OBJECTIVE: From the first line of the listing below, retype each line up to and including the one with "['-60', '-50', '-40', '-30', '-20', '-10', '0'];"; pictures stay out.
··········
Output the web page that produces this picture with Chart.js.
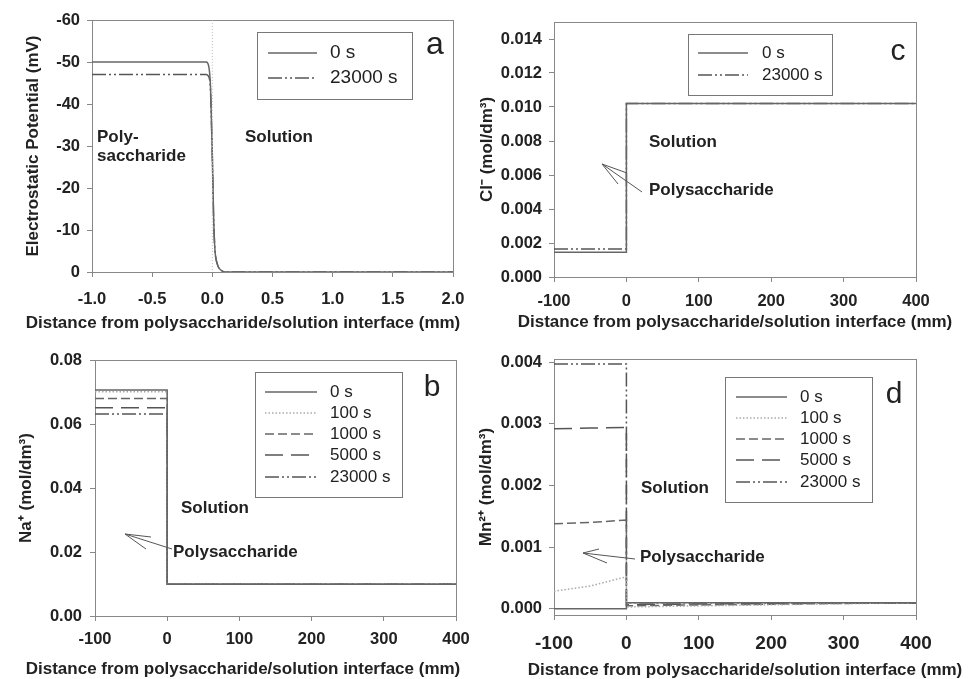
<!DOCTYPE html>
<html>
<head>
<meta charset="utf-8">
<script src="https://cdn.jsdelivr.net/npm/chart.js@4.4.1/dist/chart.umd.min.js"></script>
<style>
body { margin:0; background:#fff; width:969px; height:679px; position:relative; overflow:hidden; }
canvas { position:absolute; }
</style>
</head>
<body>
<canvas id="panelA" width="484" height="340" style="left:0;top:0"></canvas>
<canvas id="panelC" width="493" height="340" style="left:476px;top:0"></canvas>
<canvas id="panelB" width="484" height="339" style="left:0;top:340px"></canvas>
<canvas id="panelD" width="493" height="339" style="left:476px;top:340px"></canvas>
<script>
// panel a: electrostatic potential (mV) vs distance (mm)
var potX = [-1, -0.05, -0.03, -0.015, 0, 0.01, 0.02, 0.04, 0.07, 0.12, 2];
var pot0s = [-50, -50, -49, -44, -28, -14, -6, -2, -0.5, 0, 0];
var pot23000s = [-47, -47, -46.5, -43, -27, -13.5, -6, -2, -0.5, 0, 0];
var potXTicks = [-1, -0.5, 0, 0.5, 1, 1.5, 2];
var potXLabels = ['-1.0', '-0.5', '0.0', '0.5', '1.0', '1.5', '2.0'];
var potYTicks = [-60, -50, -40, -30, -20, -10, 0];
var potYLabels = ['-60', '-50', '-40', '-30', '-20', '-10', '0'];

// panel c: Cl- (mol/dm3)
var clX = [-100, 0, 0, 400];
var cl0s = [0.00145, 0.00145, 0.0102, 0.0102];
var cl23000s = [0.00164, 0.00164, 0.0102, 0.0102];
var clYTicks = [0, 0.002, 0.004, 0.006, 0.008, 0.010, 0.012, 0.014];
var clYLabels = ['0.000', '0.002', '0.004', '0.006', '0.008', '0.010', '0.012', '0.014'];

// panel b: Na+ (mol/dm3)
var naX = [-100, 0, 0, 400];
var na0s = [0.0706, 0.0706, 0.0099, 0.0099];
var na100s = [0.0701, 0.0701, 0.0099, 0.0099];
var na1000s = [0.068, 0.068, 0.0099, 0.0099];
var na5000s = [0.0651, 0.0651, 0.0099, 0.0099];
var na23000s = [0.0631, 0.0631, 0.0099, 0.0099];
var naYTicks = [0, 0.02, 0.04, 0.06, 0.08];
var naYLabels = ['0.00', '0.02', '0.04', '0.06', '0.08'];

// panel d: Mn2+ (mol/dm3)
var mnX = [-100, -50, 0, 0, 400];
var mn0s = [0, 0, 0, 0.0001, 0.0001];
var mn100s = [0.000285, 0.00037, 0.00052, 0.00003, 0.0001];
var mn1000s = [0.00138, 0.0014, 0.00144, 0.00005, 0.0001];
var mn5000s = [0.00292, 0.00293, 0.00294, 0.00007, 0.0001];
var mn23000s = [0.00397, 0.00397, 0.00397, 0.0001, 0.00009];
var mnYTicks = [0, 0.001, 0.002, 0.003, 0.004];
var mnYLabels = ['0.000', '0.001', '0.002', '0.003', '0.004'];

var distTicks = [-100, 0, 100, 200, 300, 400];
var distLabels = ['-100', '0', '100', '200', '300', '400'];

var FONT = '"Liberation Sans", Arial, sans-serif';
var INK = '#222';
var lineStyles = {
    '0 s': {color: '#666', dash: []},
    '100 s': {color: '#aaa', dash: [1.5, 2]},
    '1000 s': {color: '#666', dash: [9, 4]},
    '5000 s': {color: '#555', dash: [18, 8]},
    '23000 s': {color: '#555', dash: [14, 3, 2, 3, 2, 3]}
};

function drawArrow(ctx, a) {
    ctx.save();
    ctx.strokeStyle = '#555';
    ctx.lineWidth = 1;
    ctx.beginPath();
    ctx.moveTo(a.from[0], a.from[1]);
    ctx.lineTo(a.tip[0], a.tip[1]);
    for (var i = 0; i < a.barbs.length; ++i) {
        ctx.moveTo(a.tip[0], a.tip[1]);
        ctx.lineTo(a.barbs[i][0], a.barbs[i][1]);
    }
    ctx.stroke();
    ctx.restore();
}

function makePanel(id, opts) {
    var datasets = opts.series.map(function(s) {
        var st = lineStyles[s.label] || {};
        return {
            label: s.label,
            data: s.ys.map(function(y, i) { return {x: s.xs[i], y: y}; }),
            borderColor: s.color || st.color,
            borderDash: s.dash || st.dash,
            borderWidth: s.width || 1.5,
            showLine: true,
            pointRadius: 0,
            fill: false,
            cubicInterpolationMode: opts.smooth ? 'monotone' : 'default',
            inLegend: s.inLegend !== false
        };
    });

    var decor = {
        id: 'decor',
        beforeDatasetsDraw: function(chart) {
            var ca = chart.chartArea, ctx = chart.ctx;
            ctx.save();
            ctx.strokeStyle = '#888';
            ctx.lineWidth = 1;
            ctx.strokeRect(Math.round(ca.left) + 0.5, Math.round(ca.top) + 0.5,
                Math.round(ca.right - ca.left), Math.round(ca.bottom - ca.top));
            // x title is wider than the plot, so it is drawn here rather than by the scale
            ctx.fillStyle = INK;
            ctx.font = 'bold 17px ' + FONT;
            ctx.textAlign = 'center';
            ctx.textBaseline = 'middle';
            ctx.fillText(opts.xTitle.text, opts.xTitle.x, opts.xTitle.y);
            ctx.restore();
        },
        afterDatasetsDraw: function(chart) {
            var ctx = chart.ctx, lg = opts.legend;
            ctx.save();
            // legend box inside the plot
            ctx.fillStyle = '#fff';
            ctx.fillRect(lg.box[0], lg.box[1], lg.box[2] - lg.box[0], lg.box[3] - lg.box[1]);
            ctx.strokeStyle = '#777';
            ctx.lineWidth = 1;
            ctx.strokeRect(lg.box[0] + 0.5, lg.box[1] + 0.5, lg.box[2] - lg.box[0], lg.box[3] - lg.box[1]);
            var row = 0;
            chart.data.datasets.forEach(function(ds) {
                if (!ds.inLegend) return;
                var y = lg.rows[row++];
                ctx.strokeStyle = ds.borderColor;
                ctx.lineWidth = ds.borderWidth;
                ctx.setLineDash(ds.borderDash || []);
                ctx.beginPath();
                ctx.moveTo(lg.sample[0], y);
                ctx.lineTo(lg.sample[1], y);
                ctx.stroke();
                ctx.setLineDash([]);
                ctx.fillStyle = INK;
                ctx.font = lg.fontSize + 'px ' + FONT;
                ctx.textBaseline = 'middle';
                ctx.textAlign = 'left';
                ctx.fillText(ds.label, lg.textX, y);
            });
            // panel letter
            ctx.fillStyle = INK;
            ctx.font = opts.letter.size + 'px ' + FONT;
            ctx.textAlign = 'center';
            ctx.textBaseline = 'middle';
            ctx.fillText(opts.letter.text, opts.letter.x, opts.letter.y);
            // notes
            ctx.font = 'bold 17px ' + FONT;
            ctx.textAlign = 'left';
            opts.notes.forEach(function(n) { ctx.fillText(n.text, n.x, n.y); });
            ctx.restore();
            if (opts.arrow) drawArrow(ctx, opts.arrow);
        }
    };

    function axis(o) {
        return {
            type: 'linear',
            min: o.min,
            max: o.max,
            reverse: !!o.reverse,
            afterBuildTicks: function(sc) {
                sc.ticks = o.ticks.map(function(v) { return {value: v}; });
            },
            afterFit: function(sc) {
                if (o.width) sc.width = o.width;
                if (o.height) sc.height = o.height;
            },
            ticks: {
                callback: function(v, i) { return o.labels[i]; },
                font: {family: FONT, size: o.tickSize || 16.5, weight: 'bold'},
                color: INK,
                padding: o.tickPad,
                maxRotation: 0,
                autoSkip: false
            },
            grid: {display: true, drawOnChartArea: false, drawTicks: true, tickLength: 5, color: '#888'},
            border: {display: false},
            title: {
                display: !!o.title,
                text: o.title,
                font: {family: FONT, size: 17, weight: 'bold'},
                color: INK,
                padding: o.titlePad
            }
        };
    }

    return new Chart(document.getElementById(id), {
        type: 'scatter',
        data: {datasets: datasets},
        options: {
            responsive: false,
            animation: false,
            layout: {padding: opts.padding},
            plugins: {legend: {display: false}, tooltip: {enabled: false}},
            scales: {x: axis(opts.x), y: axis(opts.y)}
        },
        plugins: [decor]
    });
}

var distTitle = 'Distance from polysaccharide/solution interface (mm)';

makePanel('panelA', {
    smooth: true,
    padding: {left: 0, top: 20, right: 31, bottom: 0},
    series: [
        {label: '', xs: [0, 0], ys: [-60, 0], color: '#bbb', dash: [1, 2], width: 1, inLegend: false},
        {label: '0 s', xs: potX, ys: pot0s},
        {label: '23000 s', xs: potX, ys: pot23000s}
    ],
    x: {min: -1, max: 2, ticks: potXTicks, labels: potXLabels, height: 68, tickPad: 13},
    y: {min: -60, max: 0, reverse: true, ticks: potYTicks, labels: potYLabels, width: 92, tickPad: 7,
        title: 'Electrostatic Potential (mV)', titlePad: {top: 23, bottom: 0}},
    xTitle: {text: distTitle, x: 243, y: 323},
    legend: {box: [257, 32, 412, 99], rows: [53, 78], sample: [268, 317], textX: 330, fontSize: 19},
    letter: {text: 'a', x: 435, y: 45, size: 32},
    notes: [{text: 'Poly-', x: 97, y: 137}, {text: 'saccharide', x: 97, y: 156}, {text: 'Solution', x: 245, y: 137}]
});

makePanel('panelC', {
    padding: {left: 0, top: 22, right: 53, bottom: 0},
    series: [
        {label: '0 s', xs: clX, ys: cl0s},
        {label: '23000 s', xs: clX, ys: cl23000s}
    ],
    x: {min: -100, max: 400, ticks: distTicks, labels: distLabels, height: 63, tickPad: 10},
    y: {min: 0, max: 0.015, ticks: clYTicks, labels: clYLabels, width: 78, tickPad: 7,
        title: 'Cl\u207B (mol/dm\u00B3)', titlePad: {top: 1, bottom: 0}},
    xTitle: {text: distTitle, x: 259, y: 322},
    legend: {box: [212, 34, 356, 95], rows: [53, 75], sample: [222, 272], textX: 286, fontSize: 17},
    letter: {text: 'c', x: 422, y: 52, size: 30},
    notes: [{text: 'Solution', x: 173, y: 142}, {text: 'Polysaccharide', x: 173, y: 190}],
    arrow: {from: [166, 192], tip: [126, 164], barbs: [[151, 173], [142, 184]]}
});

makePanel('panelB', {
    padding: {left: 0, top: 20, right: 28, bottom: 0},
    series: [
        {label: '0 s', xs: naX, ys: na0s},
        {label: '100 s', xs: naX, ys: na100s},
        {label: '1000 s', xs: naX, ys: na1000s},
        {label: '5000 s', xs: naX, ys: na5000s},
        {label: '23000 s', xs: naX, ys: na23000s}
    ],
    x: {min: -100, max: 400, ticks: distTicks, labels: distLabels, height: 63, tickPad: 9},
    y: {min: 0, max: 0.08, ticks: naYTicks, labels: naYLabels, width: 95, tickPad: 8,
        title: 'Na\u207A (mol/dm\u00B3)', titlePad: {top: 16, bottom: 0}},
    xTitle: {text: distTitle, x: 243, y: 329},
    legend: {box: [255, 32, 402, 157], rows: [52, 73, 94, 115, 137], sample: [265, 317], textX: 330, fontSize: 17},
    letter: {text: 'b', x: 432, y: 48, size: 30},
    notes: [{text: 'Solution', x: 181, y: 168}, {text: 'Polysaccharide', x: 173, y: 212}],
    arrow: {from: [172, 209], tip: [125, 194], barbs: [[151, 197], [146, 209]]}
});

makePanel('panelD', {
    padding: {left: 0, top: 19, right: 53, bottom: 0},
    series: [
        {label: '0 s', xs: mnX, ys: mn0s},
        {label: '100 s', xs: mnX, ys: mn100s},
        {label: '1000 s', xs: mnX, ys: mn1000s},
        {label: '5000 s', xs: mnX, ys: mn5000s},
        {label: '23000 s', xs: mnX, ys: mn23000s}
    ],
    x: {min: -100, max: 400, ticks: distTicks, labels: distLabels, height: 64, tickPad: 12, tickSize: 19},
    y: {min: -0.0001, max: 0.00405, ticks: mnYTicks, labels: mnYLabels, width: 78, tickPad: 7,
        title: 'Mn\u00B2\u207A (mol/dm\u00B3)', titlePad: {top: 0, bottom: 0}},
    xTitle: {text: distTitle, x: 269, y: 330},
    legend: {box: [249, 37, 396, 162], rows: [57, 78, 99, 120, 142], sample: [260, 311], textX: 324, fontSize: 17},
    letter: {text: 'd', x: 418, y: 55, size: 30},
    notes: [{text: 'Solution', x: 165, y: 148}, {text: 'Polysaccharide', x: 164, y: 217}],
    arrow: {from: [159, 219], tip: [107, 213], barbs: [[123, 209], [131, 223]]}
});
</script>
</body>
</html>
··········
ANSWER IN FULL:
Output the web page that produces this picture with Chart.js.
<!DOCTYPE html>
<html>
<head>
<meta charset="utf-8">
<script src="https://cdn.jsdelivr.net/npm/chart.js@4.4.1/dist/chart.umd.min.js"></script>
<style>
body { margin:0; background:#fff; width:969px; height:679px; position:relative; overflow:hidden; }
canvas { position:absolute; }
</style>
</head>
<body>
<canvas id="panelA" width="484" height="340" style="left:0;top:0"></canvas>
<canvas id="panelC" width="493" height="340" style="left:476px;top:0"></canvas>
<canvas id="panelB" width="484" height="339" style="left:0;top:340px"></canvas>
<canvas id="panelD" width="493" height="339" style="left:476px;top:340px"></canvas>
<script>
// panel a: electrostatic potential (mV) vs distance (mm)
var potX = [-1, -0.05, -0.03, -0.015, 0, 0.01, 0.02, 0.04, 0.07, 0.12, 2];
var pot0s = [-50, -50, -49, -44, -28, -14, -6, -2, -0.5, 0, 0];
var pot23000s = [-47, -47, -46.5, -43, -27, -13.5, -6, -2, -0.5, 0, 0];
var potXTicks = [-1, -0.5, 0, 0.5, 1, 1.5, 2];
var potXLabels = ['-1.0', '-0.5', '0.0', '0.5', '1.0', '1.5', '2.0'];
var potYTicks = [-60, -50, -40, -30, -20, -10, 0];
var potYLabels = ['-60', '-50', '-40', '-30', '-20', '-10', '0'];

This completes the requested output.